Jeff Harvey’s comment that it was Larry Yaffe who brought news of the Green-Schwarz anomaly cancellation result to Witten gave me the idea of contacting Larry to get a first-hand recollection of what the reaction was at Aspen back in 1984. He was a junior faculty member at Princeton at the time and I knew him since I had been a grad student there and we both were working on lattice gauge theory. I’ve always respected his work and had noticed that he was someone who had never joined the string bandwagon, so I took the opportunity to ask him for his views on string theory. I think they’re pretty reasonable and reflect the views of a lot of the sensible people in the particle theory community these days. He agreed to let me post them here:
“What Jeff Harvey related is correct: I was at Aspen when Green and Schwarz presented their anomaly cancellation result, and I told Ed and others about it a few days later when I got back to Princeton. (Of course, John and Michael may have sent Ed a copy of their paper completely independently. I don’t know about that. But he hadn’t seen it yet when I was asked “what’s the news from Aspen?”.)
As for whether it was Michael Green or John Schwarz who gave the seminar in Aspen, I think it was John — but I’m not 100% sure. (The different talks I’ve heard from John and Michael get mixed up in my memory.)
Concerning reaction to the Green-Schwarz result, my recollection is that there was relatively little immediate buzz about it at Aspen. John had a fairly diffident style of presentation, and I don’t recall anyone jumping up and saying ‘this will change the course of physics!’. As best as I can reconstruct my own reaction, it seemed like a technically slick calculation and a nice result but it wasn’t, of course, addressing any of the conceptually hard questions about quantum gravity, and it seemed very far removed from the practical concerns of particle physics. But the reaction back in Princeton was different: Ed certainly saw the significance immediately and I think others did as well (certainly quicker than I did). I think the speed with which others in the particle theory community jumped into string theory had a lot to do with Ed’s involvement and proselytizing, but I expect that even without his involvement, interest in string theory would have steadily grown, albeit slower.
Since you asked about my views on string theory, I’ll try to give a summary. I think it is clear that:
String theory has been wildly over-hyped by some people. Even calling it a ‘theory’ is really a misnomer, given the lack of any adequate non-perturbative definition of string theory.
String theory has not yet made any convincing connection with the world we live in.
The predictive power (or the falsifiability) of string theory leaves much to be desired, especially in light of the emerging picture of the landscape of string theory vacua.
But at the same time:
The oft-repeated argument that string theory is the most promising framework we have for combining quantum mechanics and gravity remains true. Even though there is no real non-perturbative definition of string theory, I don’t think one can dispute this assertion. (As an aside, so-called “loop quantum gravity” is an interesting one-parameter family of statistical mechanics models, but has not been shown to have anything to do with gravity. Does it have a large-volume limit? Does it have long distance dynamics described by some effective field theory plus classical GR? Who knows…)

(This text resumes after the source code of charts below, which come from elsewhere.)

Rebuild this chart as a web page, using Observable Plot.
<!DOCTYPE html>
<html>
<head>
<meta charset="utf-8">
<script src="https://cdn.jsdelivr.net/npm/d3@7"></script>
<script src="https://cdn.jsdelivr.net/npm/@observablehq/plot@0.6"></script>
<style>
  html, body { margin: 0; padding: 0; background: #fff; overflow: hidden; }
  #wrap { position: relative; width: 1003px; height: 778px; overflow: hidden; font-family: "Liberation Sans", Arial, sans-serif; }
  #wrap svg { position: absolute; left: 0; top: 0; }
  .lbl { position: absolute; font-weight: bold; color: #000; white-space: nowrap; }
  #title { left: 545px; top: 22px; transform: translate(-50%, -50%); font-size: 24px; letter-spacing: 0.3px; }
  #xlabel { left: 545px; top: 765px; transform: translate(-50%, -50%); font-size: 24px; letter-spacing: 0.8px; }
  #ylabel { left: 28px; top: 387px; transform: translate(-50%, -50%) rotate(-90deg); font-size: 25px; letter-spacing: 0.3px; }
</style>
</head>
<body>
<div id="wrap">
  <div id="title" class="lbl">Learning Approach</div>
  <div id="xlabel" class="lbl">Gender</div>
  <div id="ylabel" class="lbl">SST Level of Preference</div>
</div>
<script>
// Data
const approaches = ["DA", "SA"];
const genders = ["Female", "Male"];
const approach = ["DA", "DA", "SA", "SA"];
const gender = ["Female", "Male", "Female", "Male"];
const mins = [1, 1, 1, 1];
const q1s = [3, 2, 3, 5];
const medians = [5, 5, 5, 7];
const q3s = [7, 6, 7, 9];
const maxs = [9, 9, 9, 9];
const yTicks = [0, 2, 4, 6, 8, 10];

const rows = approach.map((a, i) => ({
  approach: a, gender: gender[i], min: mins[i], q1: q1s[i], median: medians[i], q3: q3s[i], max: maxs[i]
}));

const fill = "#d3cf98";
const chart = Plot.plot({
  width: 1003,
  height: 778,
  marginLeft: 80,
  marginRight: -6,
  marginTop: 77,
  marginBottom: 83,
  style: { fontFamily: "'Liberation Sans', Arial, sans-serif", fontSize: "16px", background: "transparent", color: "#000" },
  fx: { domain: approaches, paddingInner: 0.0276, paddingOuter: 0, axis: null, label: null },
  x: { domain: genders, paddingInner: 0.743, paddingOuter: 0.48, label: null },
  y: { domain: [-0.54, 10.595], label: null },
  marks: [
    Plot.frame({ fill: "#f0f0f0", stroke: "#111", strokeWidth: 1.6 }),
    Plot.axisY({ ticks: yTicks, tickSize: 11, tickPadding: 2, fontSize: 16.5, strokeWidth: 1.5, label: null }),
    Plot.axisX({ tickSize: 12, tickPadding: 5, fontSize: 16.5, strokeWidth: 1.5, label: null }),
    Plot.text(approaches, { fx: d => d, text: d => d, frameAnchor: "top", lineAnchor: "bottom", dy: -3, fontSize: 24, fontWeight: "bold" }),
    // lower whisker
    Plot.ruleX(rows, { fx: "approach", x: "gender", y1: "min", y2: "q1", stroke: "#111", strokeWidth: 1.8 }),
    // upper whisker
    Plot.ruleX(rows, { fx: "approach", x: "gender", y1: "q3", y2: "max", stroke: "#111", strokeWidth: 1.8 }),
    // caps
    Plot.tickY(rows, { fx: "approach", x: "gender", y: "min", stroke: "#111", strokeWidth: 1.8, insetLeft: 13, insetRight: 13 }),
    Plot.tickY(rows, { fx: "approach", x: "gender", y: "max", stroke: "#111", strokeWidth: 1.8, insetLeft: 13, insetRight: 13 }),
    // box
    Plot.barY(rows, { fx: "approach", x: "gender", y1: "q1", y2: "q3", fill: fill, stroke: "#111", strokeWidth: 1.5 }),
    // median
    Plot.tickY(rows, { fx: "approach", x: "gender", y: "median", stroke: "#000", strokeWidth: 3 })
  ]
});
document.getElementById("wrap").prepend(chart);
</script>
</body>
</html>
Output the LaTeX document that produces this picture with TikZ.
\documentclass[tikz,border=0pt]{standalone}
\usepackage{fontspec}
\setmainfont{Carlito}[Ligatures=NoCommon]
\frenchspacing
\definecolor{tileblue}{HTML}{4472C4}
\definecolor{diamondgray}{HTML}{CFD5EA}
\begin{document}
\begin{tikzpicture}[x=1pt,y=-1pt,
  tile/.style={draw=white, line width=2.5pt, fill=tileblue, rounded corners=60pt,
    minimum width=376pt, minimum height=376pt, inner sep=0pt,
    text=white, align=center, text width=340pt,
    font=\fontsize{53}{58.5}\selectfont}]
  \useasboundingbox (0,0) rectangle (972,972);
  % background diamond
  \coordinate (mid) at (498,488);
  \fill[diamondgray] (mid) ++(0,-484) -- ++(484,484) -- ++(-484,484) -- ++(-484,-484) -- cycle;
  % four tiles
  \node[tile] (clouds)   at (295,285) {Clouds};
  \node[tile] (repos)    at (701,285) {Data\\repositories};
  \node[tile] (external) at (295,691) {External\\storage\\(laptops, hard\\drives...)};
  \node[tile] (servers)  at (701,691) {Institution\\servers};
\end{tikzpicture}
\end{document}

The perturbative consistency of string theory, combined with all the consistency checks of the (largely unproven) web of duality relations, are compelling hints that there is something deep and meaningful to string theory, even though it remains poorly understood.
String theory has made remarkable contributions to mathematics, allowing previously unforeseen connections to be found between very different areas. This has shown up in new (provable!) results in enumerative geometry, Gromov-Witten invariants, mirror symmetry, etc.
String theory has given partial insight into a few conceptual questions involving quantum gravity, such as (the absence of) black hole information loss, via the connection between BPS states and extremal black holes.
Improved understanding of gauge theories, especially strongly interacting theories, is emerging from string theory via “gauge-string” (or AdS/CFT) duality. Understanding is, as usual, frustratingly incomplete, but I think the message that non-gravitational ordinary field theories, and higher dimensional theories containing gravity, can be different representations of the *same* physics is revolutionary, and hints at some synthesis we are far from understanding. I think this point is already somewhat lessening the split in the theory community between ‘string theorists’ and ‘non-string theorists’.
Personally, I find this last point the most compelling reason to be interested in string theory, despite its lack of experimentally testable predictions. It is, of course, a matter of personal taste whether the ‘pro’ reasons to work on string theory outweigh the ‘cons’. Some people are comfortable working on an intellectual enterprise whose connection with the real world may never emerge during their lifetime. Some people aren’t — and that’s fine.”